This post may contain affiliate links, meaning we get a commisson if you decide to make a purchase through them. There is no addtional cost to you.
James is obsessed with old abandoned things.
Me, I think they’re pretty cool, too, but James? When we come across a crumbling structure, an old abandoned road to nowhere, or anything deserted and in disrepair; I can guarantee we won’t be going anywhere for awhile.
Since we were hanging at Death Valley National Park, we happily added a detour to Rhyolite Ghost Town in our Binder of Fun. Sure, biking in Death Valley to the lowest point in the US was a cool experience, but seeing the ghost town?! Even cooler.
Rhyolite Ghost Town in Nevada, 120 miles northwest of Las Vegas, has been on our radar for years. It’s one of the best preserved ghost towns in the US, so there are tons of dilapidated things to investigate.
The town was started around 1905 as gold was discovered in the area, and exploded to around 5,000-8,000 people in just a year or two. Not all that old if you think about it.

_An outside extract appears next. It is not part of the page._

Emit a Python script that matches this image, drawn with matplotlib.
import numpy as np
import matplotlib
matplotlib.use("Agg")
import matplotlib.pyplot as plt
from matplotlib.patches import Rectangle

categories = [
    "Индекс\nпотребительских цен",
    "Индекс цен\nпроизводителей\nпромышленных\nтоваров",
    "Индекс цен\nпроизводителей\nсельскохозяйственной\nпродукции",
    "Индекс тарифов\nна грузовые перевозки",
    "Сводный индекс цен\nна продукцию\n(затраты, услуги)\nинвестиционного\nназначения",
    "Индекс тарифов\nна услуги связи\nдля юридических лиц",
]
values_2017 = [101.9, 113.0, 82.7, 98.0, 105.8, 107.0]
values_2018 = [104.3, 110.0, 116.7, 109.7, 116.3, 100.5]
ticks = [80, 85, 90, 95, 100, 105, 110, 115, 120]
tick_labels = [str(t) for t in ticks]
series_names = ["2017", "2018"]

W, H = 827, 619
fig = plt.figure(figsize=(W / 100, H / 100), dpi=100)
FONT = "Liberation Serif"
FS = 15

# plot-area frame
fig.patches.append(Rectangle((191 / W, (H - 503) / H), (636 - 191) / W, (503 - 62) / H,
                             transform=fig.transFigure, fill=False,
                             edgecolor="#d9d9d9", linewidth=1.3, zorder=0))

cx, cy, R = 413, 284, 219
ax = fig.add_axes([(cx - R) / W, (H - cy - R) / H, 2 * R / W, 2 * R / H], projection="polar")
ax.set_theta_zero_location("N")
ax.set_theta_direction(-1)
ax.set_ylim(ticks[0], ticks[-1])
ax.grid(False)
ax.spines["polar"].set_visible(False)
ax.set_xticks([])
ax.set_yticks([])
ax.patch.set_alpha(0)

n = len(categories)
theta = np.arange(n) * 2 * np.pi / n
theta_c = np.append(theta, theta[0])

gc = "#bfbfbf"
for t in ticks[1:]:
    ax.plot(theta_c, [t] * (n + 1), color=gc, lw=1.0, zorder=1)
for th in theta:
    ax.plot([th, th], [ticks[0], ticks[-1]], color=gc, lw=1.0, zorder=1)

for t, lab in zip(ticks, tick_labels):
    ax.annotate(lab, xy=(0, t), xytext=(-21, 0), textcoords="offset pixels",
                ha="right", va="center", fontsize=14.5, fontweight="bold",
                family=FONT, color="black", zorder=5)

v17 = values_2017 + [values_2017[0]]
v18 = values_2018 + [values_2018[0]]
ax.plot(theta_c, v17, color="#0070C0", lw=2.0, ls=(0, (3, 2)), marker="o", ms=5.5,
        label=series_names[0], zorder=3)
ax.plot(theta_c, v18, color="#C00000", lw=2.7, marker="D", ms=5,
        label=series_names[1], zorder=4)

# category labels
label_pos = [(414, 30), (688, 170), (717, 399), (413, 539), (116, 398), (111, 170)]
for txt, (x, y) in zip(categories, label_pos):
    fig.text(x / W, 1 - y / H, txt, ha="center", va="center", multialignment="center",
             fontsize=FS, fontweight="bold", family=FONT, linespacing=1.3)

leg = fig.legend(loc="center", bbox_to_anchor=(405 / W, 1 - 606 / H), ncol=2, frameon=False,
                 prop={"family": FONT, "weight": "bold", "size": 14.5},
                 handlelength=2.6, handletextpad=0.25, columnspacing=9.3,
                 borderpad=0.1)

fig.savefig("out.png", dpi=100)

That especially struck me, because back when I was 20 (you know, 9 years ago) and living in a small town in southeastern Minnesota, I bought a house that was built in the 1890’s. Don’t be too impressed; it was all of $30,000 and was cheaper than renting. I slowly remodeled it, and it’s still lived in today and as cute as ever. So, when I learned the crumbling structures around me at Rhyolite were YOUNGER than my first house, I became equally as fascinated with the quick rise and fall of this town as James was.

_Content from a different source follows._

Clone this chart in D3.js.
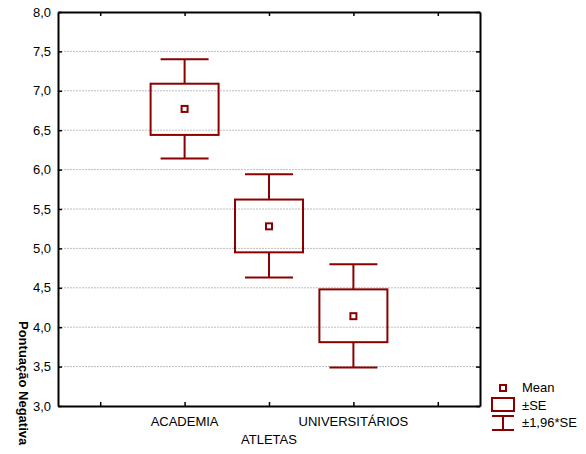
<!DOCTYPE html>
<html>
<head>
<meta charset="utf-8">
<script src="https://cdn.jsdelivr.net/npm/d3@7"></script>
<style>
  html, body { margin: 0; padding: 0; background: #fff; }
  svg { display: block; font-family: Arial, "Liberation Sans", sans-serif; }
</style>
</head>
<body>
<svg id="chart" width="586" height="454"></svg>
<script>
// ---- data ----
const categories = ["ACADEMIA", "ATLETAS", "UNIVERSITÁRIOS"];
const categoryPos = [1.5, 2.5, 3.5];
const means  = [6.77, 5.28, 4.14];
const seLow  = [6.44, 4.95, 3.81];
const seHigh = [7.09, 5.62, 4.48];
const ciLow  = [6.14, 4.63, 3.49];
const ciHigh = [7.40, 5.94, 4.80];
const yTicks = [3.0, 3.5, 4.0, 4.5, 5.0, 5.5, 6.0, 6.5, 7.0, 7.5, 8.0];
const xTicks = [0.5, 1.5, 2.5, 3.5, 4.5];
const legendItems = ["Mean", "±SE", "±1,96*SE"];
const yTitle = "Pontuação Negativa";

// ---- layout ----
const color = "#8B0000";
const L = 58, R = 480, T = 12, B = 406;
const svg = d3.select("#chart");

const x = d3.scaleLinear().domain([0, 5]).range([L, R]);
const y = d3.scaleLinear().domain([3, 8]).range([B, T]);
const fmt = d => d.toFixed(1).replace(".", ",");

// gridlines
svg.append("g").selectAll("line")
  .data(yTicks.filter(d => d > 3 && d < 8))
  .join("line")
  .attr("x1", L).attr("x2", R)
  .attr("y1", d => y(d)).attr("y2", d => y(d))
  .attr("stroke", "#bdbdbd").attr("stroke-width", 1)
  .attr("stroke-dasharray", "2,1");

// axes
function styleAxis(g) {
  g.selectAll(".domain").attr("stroke", "#000").attr("stroke-width", 2);
  g.selectAll(".tick line").attr("stroke", "#000").attr("stroke-width", 1.5);
  g.selectAll("text").attr("font-size", 13).attr("fill", "#000")
    .attr("font-family", "Arial, 'Liberation Sans', sans-serif");
}
svg.append("g").attr("transform", `translate(${L},0)`)
  .call(d3.axisLeft(y).tickValues(yTicks).tickSize(-4).tickSizeOuter(0).tickPadding(7).tickFormat(fmt))
  .call(styleAxis);
svg.append("g").attr("transform", `translate(${R},0)`)
  .call(d3.axisRight(y).tickValues(yTicks).tickSize(-4).tickSizeOuter(0).tickFormat(""))
  .call(styleAxis);
svg.append("g").attr("transform", `translate(0,${B})`)
  .call(d3.axisBottom(x).tickValues(xTicks).tickSize(-4).tickSizeOuter(0).tickFormat(""))
  .call(styleAxis);
svg.append("g").attr("transform", `translate(0,${T})`)
  .call(d3.axisTop(x).tickValues(xTicks).tickSize(-4).tickSizeOuter(0).tickFormat(""))
  .call(styleAxis);

// category labels
svg.append("g").selectAll("text")
  .data(categories)
  .join("text")
  .attr("x", (d, i) => x(categoryPos[i]))
  .attr("y", (d, i) => i === 1 ? 444 : 426)
  .attr("text-anchor", "middle")
  .attr("font-size", 13)
  .text(d => d);

// y title
svg.append("text")
  .attr("transform", "translate(19,321) rotate(90)")
  .attr("font-size", 13).attr("font-weight", "bold")
  .text(yTitle);

// boxes
const boxW = 68, capW = 48, mk = 6;
const g = svg.append("g").attr("stroke", color).attr("stroke-width", 2).attr("fill", "none");
categories.forEach((c, i) => {
  const cx = x(categoryPos[i]);
  // whiskers
  g.append("line").attr("x1", cx).attr("x2", cx).attr("y1", y(ciHigh[i])).attr("y2", y(seHigh[i]));
  g.append("line").attr("x1", cx).attr("x2", cx).attr("y1", y(seLow[i])).attr("y2", y(ciLow[i]));
  g.append("line").attr("x1", cx - capW / 2).attr("x2", cx + capW / 2).attr("y1", y(ciHigh[i])).attr("y2", y(ciHigh[i]));
  g.append("line").attr("x1", cx - capW / 2).attr("x2", cx + capW / 2).attr("y1", y(ciLow[i])).attr("y2", y(ciLow[i]));
  // box
  g.append("rect").attr("x", cx - boxW / 2).attr("y", y(seHigh[i]))
    .attr("width", boxW).attr("height", y(seLow[i]) - y(seHigh[i]));
  // mean
  g.append("rect").attr("x", cx - mk / 2).attr("y", y(means[i]) - mk / 2)
    .attr("width", mk).attr("height", mk).attr("fill", "#fff");
});

// legend
const lg = svg.append("g");
const lx = 503;
lg.append("rect").attr("x", lx - 3).attr("y", 385).attr("width", 6).attr("height", 6)
  .attr("fill", "#fff").attr("stroke", color).attr("stroke-width", 2);
lg.append("rect").attr("x", lx - 11).attr("y", 398).attr("width", 22).attr("height", 13)
  .attr("fill", "none").attr("stroke", color).attr("stroke-width", 2);
lg.append("line").attr("x1", lx).attr("x2", lx).attr("y1", 416).attr("y2", 430)
  .attr("stroke", color).attr("stroke-width", 2);
lg.append("line").attr("x1", lx - 11).attr("x2", lx + 11).attr("y1", 416).attr("y2", 416)
  .attr("stroke", color).attr("stroke-width", 2);
lg.append("line").attr("x1", lx - 11).attr("x2", lx + 11).attr("y1", 430).attr("y2", 430)
  .attr("stroke", color).attr("stroke-width", 2);
lg.selectAll("text").data(legendItems).join("text")
  .attr("x", 522).attr("y", (d, i) => 392 + i * 17.5)
  .attr("font-size", 13).text(d => d);
</script>
</body>
</html>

A nutshell history of Rhyolite:
It started as a two-man camp in January 1905. After the gold discovery, Rhyolite had 1,200 people in two weeks! The town boomed over the next two years, and just like that Rhyolite had 50 saloons, 35 gambling tables, cribs for prostitution, 19 lodging houses, 16 restaurants, half a dozen barbers, a public bath house, and a weekly newspaper, the Rhyolite Herald. Four daily stage coaches ran in and out of Rhyolite.